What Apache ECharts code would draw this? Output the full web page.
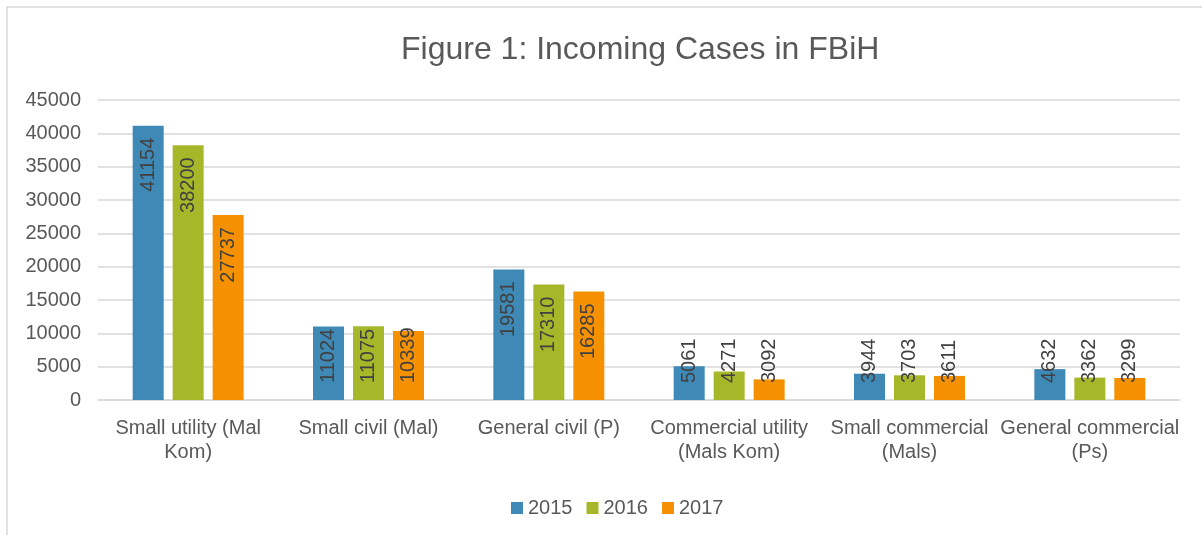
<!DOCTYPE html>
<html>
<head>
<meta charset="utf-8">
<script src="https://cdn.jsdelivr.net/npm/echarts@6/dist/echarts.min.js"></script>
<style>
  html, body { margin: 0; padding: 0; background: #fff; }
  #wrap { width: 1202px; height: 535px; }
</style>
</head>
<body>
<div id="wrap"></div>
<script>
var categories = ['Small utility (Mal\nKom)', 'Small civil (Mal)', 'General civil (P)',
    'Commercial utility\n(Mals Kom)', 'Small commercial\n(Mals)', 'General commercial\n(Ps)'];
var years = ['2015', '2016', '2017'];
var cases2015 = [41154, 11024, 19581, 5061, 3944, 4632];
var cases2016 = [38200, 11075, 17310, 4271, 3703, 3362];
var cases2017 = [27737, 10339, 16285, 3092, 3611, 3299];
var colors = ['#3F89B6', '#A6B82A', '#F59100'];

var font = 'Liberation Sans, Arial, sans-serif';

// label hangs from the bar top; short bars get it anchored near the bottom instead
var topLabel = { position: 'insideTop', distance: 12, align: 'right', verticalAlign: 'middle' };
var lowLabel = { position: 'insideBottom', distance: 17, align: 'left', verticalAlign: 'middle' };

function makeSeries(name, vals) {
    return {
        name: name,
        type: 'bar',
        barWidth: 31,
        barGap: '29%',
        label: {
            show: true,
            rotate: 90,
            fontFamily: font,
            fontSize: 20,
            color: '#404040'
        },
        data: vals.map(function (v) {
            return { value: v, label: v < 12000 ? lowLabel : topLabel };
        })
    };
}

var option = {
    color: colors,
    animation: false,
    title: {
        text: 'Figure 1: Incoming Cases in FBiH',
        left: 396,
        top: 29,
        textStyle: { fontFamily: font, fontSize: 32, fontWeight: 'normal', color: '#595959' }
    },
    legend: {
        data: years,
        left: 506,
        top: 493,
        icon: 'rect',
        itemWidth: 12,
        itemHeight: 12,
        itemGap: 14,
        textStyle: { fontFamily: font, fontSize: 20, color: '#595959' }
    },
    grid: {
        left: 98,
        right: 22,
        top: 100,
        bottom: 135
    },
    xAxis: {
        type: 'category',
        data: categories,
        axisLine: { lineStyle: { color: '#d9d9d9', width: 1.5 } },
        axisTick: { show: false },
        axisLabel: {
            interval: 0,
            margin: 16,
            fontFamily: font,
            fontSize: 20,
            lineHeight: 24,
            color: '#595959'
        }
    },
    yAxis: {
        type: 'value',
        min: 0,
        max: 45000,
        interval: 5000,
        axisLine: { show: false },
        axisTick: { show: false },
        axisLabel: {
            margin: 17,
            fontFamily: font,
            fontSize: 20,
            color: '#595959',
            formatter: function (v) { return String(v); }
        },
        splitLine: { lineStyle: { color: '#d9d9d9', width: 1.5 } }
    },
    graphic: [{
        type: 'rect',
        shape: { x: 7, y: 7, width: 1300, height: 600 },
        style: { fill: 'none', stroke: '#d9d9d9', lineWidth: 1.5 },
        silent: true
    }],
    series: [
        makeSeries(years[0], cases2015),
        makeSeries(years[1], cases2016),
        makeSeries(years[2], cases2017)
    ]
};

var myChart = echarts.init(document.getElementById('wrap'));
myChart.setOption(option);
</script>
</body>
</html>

**WORK TO COMPLETE:** Everything from the first line to the line with "var font = 'Liberation" must be repeated exactly, and nothing else. Leave the pictures out.

**FULL SOLUTION:**
What Apache ECharts code would draw this? Output the full web page.
<!DOCTYPE html>
<html>
<head>
<meta charset="utf-8">
<script src="https://cdn.jsdelivr.net/npm/echarts@6/dist/echarts.min.js"></script>
<style>
  html, body { margin: 0; padding: 0; background: #fff; }
  #wrap { width: 1202px; height: 535px; }
</style>
</head>
<body>
<div id="wrap"></div>
<script>
var categories = ['Small utility (Mal\nKom)', 'Small civil (Mal)', 'General civil (P)',
    'Commercial utility\n(Mals Kom)', 'Small commercial\n(Mals)', 'General commercial\n(Ps)'];
var years = ['2015', '2016', '2017'];
var cases2015 = [41154, 11024, 19581, 5061, 3944, 4632];
var cases2016 = [38200, 11075, 17310, 4271, 3703, 3362];
var cases2017 = [27737, 10339, 16285, 3092, 3611, 3299];
var colors = ['#3F89B6', '#A6B82A', '#F59100'];

var font = 'Liberation Sans, Arial, sans-serif';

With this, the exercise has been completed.